Increased timeouts and errors

Incident Report for Buildkite

Postmortem

Timeline

04:17:45am UTC a routine but long running reporting SQL query on our primary database completed. The long running read query was followed by an expected high volume of writes to the postgres Write Ahead Log (WAL), consuming a significant amount of available IOPS on the instance and starving many queries executing for customer requests of IO capacity.

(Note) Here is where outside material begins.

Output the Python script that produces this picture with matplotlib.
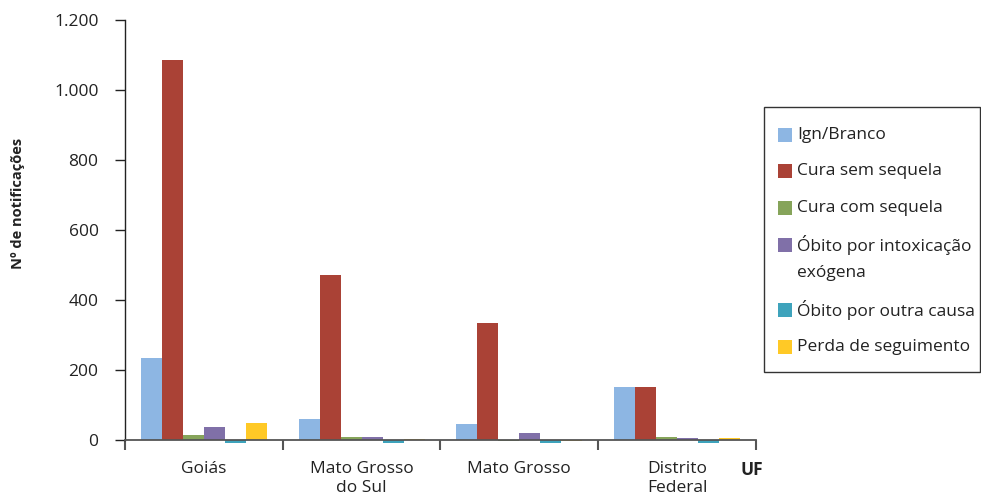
import matplotlib
matplotlib.use("Agg")
import matplotlib.pyplot as plt
from matplotlib.patches import Rectangle
import numpy as np

plt.rcParams['font.family'] = ['Open Sans', 'DejaVu Sans']

ufs = ["Goiás", "Mato Grosso\ndo Sul", "Mato Grosso", "Distrito\nFederal"]
series = ["Ign/Branco", "Cura sem sequela", "Cura com sequela",
          "Óbito por intoxicação\nexógena", "Óbito por outra causa",
          "Perda de seguimento"]
ign_branco = [234, 60, 46, 151]
cura_sem_sequela = [1086, 471, 334, 151]
cura_com_sequela = [15, 8, -3, 8]
obito_intoxicacao = [38, 10, 21, 5]
obito_outra_causa = [-8, -8, -8, -8]
perda_seguimento = [49, 4, -3, 5]
values = [ign_branco, cura_sem_sequela, cura_com_sequela,
          obito_intoxicacao, obito_outra_causa, perda_seguimento]
colors = ["#8DB6E3", "#AA4236", "#86A45A", "#8070A8", "#3EA3BC", "#FFC926"]
yticks = [0, 200, 400, 600, 800, 1000, 1200]
ytick_labels = ["0", "200", "400", "600", "800", "1.000", "1.200"]

TXT = '#222222'
FS = 12.5
W, H = 981, 501
fig = plt.figure(figsize=(W / 100, H / 100), dpi=100)
ax = fig.add_axes([125 / W, 1 - 440 / H, (756 - 125) / W, (440 - 20) / H])

x = np.arange(len(ufs))
bw = 0.8 / len(series)
for i, (vals, col) in enumerate(zip(values, colors)):
    ax.bar(x - 0.4 + bw * (i + 0.5), vals, width=bw, color=col,
           clip_on=False, zorder=2, linewidth=0)

ax.set_xlim(-0.5, len(ufs) - 0.5)
ax.set_ylim(0, 1200)

ax.spines['top'].set_visible(False)
ax.spines['right'].set_visible(False)
ax.spines['left'].set_color(TXT)
ax.spines['left'].set_linewidth(1.0)
ax.spines['bottom'].set_color('#555555')
ax.spines['bottom'].set_linewidth(1.3)
ax.spines['bottom'].set_zorder(3)

ax.set_yticks(yticks)
ax.set_yticklabels(ytick_labels, fontsize=FS, color=TXT)
ax.tick_params(axis='y', length=7, width=1, color=TXT, pad=12)

ax.set_xticks(x)
ax.set_xticklabels(ufs, fontsize=FS, color=TXT, linespacing=1.25)
ax.tick_params(axis='x', which='major', length=0, pad=15)
ax.set_xticks(np.arange(len(ufs) + 1) - 0.5, minor=True)
ax.tick_params(axis='x', which='minor', length=7, width=1.5, color='#555555')

fig.text(18 / W, 1 - 203 / H, "Nº de notificações", fontsize=10.5,
         fontweight='bold', color=TXT, rotation=90, ha='center', va='center')
fig.text(752 / W, 1 - 470 / H, "UF", fontsize=FS, fontweight='bold',
         color=TXT, ha='center', va='center')

# Legend box, drawn in pixel coordinates of the figure
def fx(px):
    return px / W

def fy(py):
    return 1 - py / H

fig.patches.append(Rectangle((fx(764), fy(372)), fx(980) - fx(764),
                             fy(107) - fy(372), transform=fig.transFigure,
                             fill=False, edgecolor='#333333', linewidth=1.0))
entry_y = [135, 171, 208, 245, 310, 347]
for name, col, yc in zip(series, colors, entry_y):
    fig.patches.append(Rectangle((fx(778), fy(yc + 7)), fx(14), 14 / H,
                                 transform=fig.transFigure, color=col,
                                 linewidth=0))
    lines = name.split("\n")
    for k, line in enumerate(lines):
        fig.text(fx(797), fy(yc + 28 * k), line, fontsize=FS, color=TXT,
                 ha='left', va='center')

fig.savefig("out.png", dpi=100)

04:22:30am UTC the WAL writes completed

04:25:00am UTC IO capacity for responding to customer queries was fully restored and database throughput was at normal levels

Impact

The peak error rate for customer requests over the nearly 8 minutes was 41%. Most errors were timeouts, and latencies on requests that didn't time our were significantly higher than our targets.

Future Work

To avoid a repeat of this incident, we are exploring options for moving more of our reporting tasks to infrastructure that is dedicated to reporting. In the interim, reports such as the one involved in this incident will not be run on our primary instance.

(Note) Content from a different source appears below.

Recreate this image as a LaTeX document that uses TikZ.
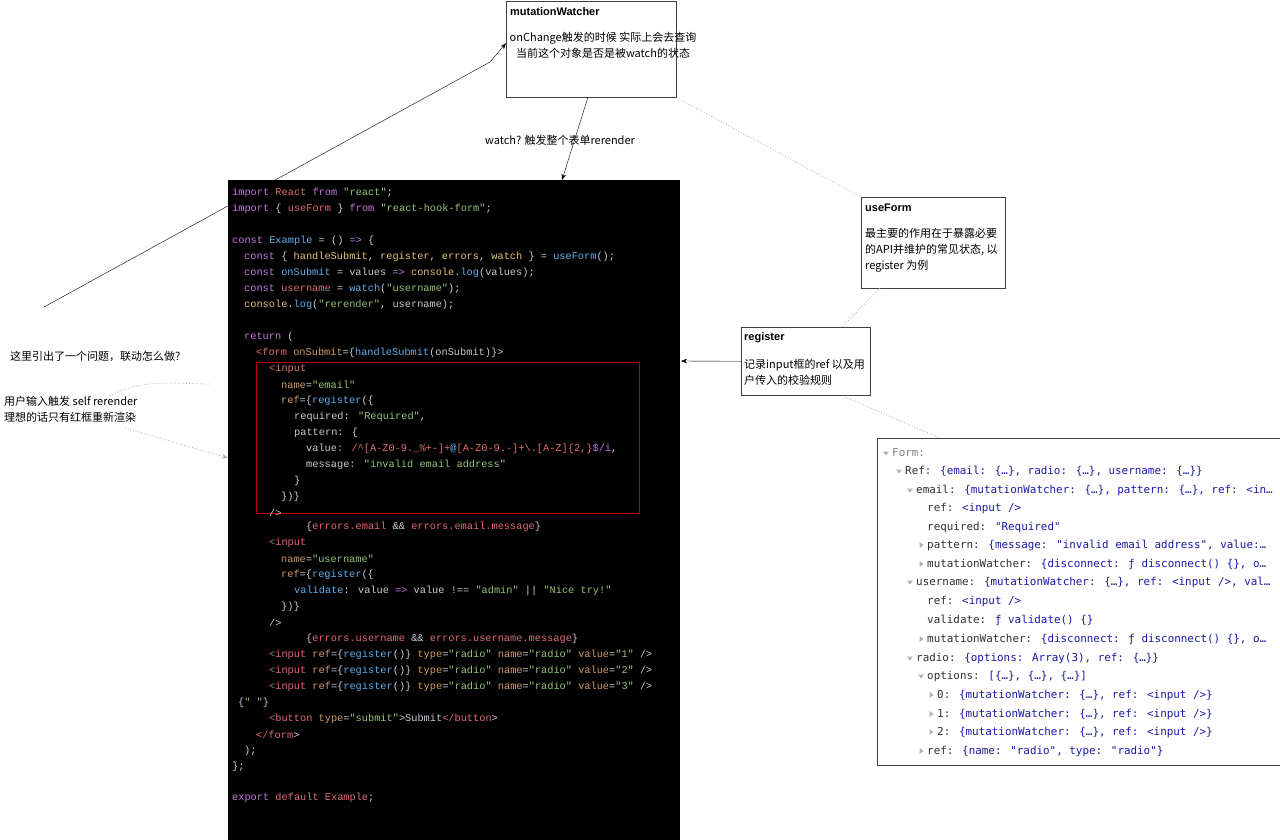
\documentclass[tikz,border=0pt]{standalone}
\usepackage{fontspec}
\setmainfont{Liberation Sans}
\newfontfamily\cjk{Noto Sans CJK SC}
\newfontfamily\codefont{Liberation Mono}
\newfontfamily\devfont{DejaVu Sans Mono}
\usetikzlibrary{arrows.meta, calc}
\definecolor{ckw}{HTML}{C678DD}
\definecolor{cvar}{HTML}{E06C75}
\definecolor{cstr}{HTML}{98C379}
\definecolor{cfn}{HTML}{61AFEF}
\definecolor{catt}{HTML}{D19A66}
\definecolor{cplain}{HTML}{C8CCD4}
\definecolor{cyel}{HTML}{E5C07B}
\definecolor{devkey}{HTML}{303030}
\definecolor{devval}{HTML}{1A1AA6}
\newcommand{\K}[1]{\textcolor{ckw}{#1}}
\newcommand{\V}[1]{\textcolor{cvar}{#1}}
\newcommand{\Str}[1]{\textcolor{cstr}{#1}}
\newcommand{\F}[1]{\textcolor{cfn}{#1}}
\newcommand{\A}[1]{\textcolor{catt}{#1}}
\newcommand{\Y}[1]{\textcolor{cyel}{#1}}
\newcommand{\DV}[1]{\textcolor{devval}{#1}}
\tikzset{
    code-line/.style={anchor=west, inner sep=0, text=cplain, font=\codefont\fontsize{10.3}{12}\selectfont},
    dev-line/.style={anchor=west, inner sep=0, text=devkey, font=\devfont\fontsize{10.9}{13}\selectfont},
    note-box/.style={draw=black!75, line width=.6pt, fill=white, anchor=north west, inner sep=0},
    note-title/.style={anchor=west, inner sep=0, font=\bfseries\fontsize{11}{13}\selectfont},
    note-text/.style={inner sep=0, font=\cjk\fontsize{11}{16}\selectfont},
    dot-line/.style={gray!70, dotted, line width=.8pt},
    open-tri/.pic={\fill[gray!60] (-3,-1.5) -- (3,-1.5) -- (0,2.5) -- cycle;},
    shut-tri/.pic={\fill[gray!60] (-1.5,-3) -- (-1.5,3) -- (2.5,0) -- cycle;},
}

\begin{document}
\begin{tikzpicture}[x=1pt, y=-1pt]
    \useasboundingbox[fill=white] (0,0) rectangle (1280,840);

    % CODE PANEL
    \node[fill=black, anchor=north west, minimum width=452, minimum height=660, inner sep=0] (CODE) at (228,180) {};
    \draw[red!75!black, line width=.8pt] (256,362) rectangle (639,513);
    \node[code-line] (L1)  at (232,193) {\K{import} \V{React} \K{from} \Str{"react"};};
    \node[code-line] (L2)  at (232,209) {\K{import} \{ \V{useForm} \} \K{from} \Str{"react-hook-form"};};
    \node[code-line] (L4)  at (232,241) {\K{const} \F{Example} = () \K{=>} \{};
    \node[code-line] (L5)  at (244,257) {\K{const} \{ \Y{handleSubmit}, \Y{register}, \Y{errors}, \Y{watch} \} = \F{useForm}();};
    \node[code-line] (L6)  at (244,273) {\K{const} \F{onSubmit} = values \K{=>} \Y{console}.\F{log}(values);};
    \node[code-line] (L7)  at (244,289) {\K{const} \V{username} = \F{watch}(\Str{"username"});};
    \node[code-line] (L8)  at (244,305) {\Y{console}.\F{log}(\Str{"rerender"}, username);};
    \node[code-line] (L10) at (244,337) {\K{return} (};
    \node[code-line] (L11) at (256,353) {\V{<form} \A{onSubmit}=\{\F{handleSubmit}(onSubmit)\}>};
    \node[code-line] (L12) at (269,369) {\V{<input}};
    \node[code-line] (L13) at (281,385) {\A{name}=\Str{"email"}};
    \node[code-line] (L14) at (281,401) {\A{ref}=\{\F{register}(\{};
    \node[code-line] (L15) at (294,417) {required: \Str{"Required"},};
    \node[code-line] (L16) at (294,433) {pattern: \{};
    \node[code-line] (L17) at (306,449) {value: \V{/\textasciicircum[A-Z0-9.\_\%+-]+}\F{@}\V{[A-Z0-9.-]+\textbackslash.[A-Z]\{2,\}}\K{\$/i},};
    \node[code-line] (L18) at (306,465) {message: \Str{"invalid email address"}};
    \node[code-line] (L19) at (294,481) {\}};
    \node[code-line] (L20) at (281,497) {\})\}};
    \node[code-line] (L21) at (269,513) {/>};
    \node[code-line] (L22) at (306,527) {\{\V{errors.email} \&\& \V{errors.email.message}\}};
    \node[code-line] (L23) at (269,543) {\V{<input}};
    \node[code-line] (L24) at (281,559) {\A{name}=\Str{"username"}};
    \node[code-line] (L25) at (281,575) {\A{ref}=\{\F{register}(\{};
    \node[code-line] (L26) at (294,591) {\F{validate}: value \K{=>} value !== \Str{"admin"} || \Str{"Nice try!"}};
    \node[code-line] (L27) at (281,607) {\})\}};
    \node[code-line] (L28) at (269,623) {/>};
    \node[code-line] (L29) at (306,639) {\{\V{errors.username} \&\& \V{errors.username.message}\}};
    \node[code-line] (L30) at (269,655) {\V{<input} \A{ref}=\{\F{register}()\} \A{type}=\Str{"radio"} \A{name}=\Str{"radio"} \A{value}=\Str{"1"} />};
    \node[code-line] (L31) at (269,671) {\V{<input} \A{ref}=\{\F{register}()\} \A{type}=\Str{"radio"} \A{name}=\Str{"radio"} \A{value}=\Str{"2"} />};
    \node[code-line] (L32) at (269,687) {\V{<input} \A{ref}=\{\F{register}()\} \A{type}=\Str{"radio"} \A{name}=\Str{"radio"} \A{value}=\Str{"3"} />};
    \node[code-line] (L33) at (238,703) {\{\Str{" "}\}};
    \node[code-line] (L34) at (269,719) {\V{<button} \A{type}=\Str{"submit"}>Submit\V{</button}>};
    \node[code-line] (L35) at (256,735) {\V{</form}>};
    \node[code-line] (L36) at (244,751) {);};
    \node[code-line] (L37) at (232,767) {\};};
    \node[code-line] (L39) at (232,798) {\K{export} \V{default} \V{Example};};

    % NOTE BOXES
    \node[note-box, minimum width=170, minimum height=96] (MW) at (506,1) {};
    \node[note-title] (MWT) at (510,12) {mutationWatcher};
    \node[note-text, align=center] (MWX) at (603,45) {onChange触发的时候 实际上会去查询\\当前这个对象是否是被watch的状态};

    \node[note-box, minimum width=144, minimum height=91] (UF) at (861,197) {};
    \node[note-title] (UFT) at (865,208) {useForm};
    \node[note-text, anchor=north west, align=left] (UFX) at (865,228) {最主要的作用在于暴露必要\\的API并维护的常见状态, 以\\register 为例};

    \node[note-box, minimum width=129, minimum height=68] (RG) at (741,327) {};
    \node[note-title] (RGT) at (744,338) {register};
    \node[note-text, anchor=north west, align=left] (RGX) at (744,359) {记录input框的ref 以及用\\户传入的校验规则};

    % LEFT NOTES
    \node[note-text, anchor=west] (Q)  at (10,356) {这里引出了一个问题，联动怎么做?};
    \node[note-text, anchor=north west, align=left] (SR) at (4,396) {用户输入触发 self rerender\\理想的话只有红框重新渲染};

    % DEVTOOLS PANEL
    \node[note-box, minimum width=403, minimum height=327] (DEV) at (877,438) {};
    \node[dev-line, text=gray] (D1)  at (892,453) {Form:};
    \node[dev-line] (D2)  at (905,471) {Ref: \DV{\{email: \{…\}, radio: \{…\}, username: \{…\}\}}};
    \node[dev-line] (D3)  at (916,490) {email: \DV{\{mutationWatcher: \{…\}, pattern: \{…\}, ref: <in…}};
    \node[dev-line] (D4)  at (927,508) {ref: \DV{<input />}};
    \node[dev-line] (D5)  at (927,527) {required: \DV{"Required"}};
    \node[dev-line] (D6)  at (927,545) {pattern: \DV{\{message: "invalid email address", value:…}};
    \node[dev-line] (D7)  at (927,564) {mutationWatcher: \DV{\{disconnect: ƒ disconnect() \{\}, o…}};
    \node[dev-line] (D8)  at (916,582) {username: \DV{\{mutationWatcher: \{…\}, ref: <input />, val…}};
    \node[dev-line] (D9)  at (927,601) {ref: \DV{<input />}};
    \node[dev-line] (D10) at (927,620) {validate: \DV{ƒ validate() \{\}}};
    \node[dev-line] (D11) at (927,639) {mutationWatcher: \DV{\{disconnect: ƒ disconnect() \{\}, o…}};
    \node[dev-line] (D12) at (916,658) {radio: \DV{\{options: Array(3), ref: \{…\}\}}};
    \node[dev-line] (D13) at (927,676) {options: \DV{[\{…\}, \{…\}, \{…\}]}};
    \node[dev-line] (D14) at (937,695) {0: \DV{\{mutationWatcher: \{…\}, ref: <input />\}}};
    \node[dev-line] (D15) at (937,714) {1: \DV{\{mutationWatcher: \{…\}, ref: <input />\}}};
    \node[dev-line] (D16) at (937,732) {2: \DV{\{mutationWatcher: \{…\}, ref: <input />\}}};
    \node[dev-line] (D17) at (927,751) {ref: \DV{\{name: "radio", type: "radio"\}}};
    \foreach \n in {D1, D2, D3, D8, D12, D13}
        \pic at ($(\n.west) + (-6,0)$) {open-tri};
    \foreach \n in {D6, D7, D11, D14, D15, D16, D17}
        \pic at ($(\n.west) + (-6,0)$) {shut-tri};

    % CONNECTIONS
    \coordinate (LS) at (44,307);
    \coordinate (LB) at (490,62);
    \draw[-{Stealth[length=6pt]}] (LS) -- (LB) -- ([yshift=6pt]MW.west);
    \draw[-{Stealth[length=6pt]}] (588,97) -- (562,180);
    \node[note-text] (WL) at (560,140) {watch?  触发整个表单rerender};
    \draw[dot-line] (MW.south east) -- (UF.north west);
    \draw[dot-line] (880,288) -- (842,327);
    \draw[dot-line] (845,397) -- (940,438);
    \draw[-{Stealth[length=6pt]}] (RG.west) -- (681,361);
    \draw[dot-line] (110,396) .. controls (140,378) and (180,384) .. (210,384);
    \draw[dot-line, -{Stealth[length=6pt]}] (125,428) -- (228,458);

\end{tikzpicture}
\end{document}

Posted Jul 30, 2021 - 06:49 UTC

Resolved

This incident has been resolved.

Posted Jul 27, 2021 - 05:15 UTC

Monitoring

We have identified the cause of the elevated error and latency issue. The spike in errors and latency appear to have resolved and we are currently monitoring the system status.

Posted Jul 27, 2021 - 04:51 UTC

Investigating

We are investigating reports of an increase in request timeouts and errors.

Posted Jul 27, 2021 - 04:29 UTC

This incident affected: Web, Agent API, and REST API.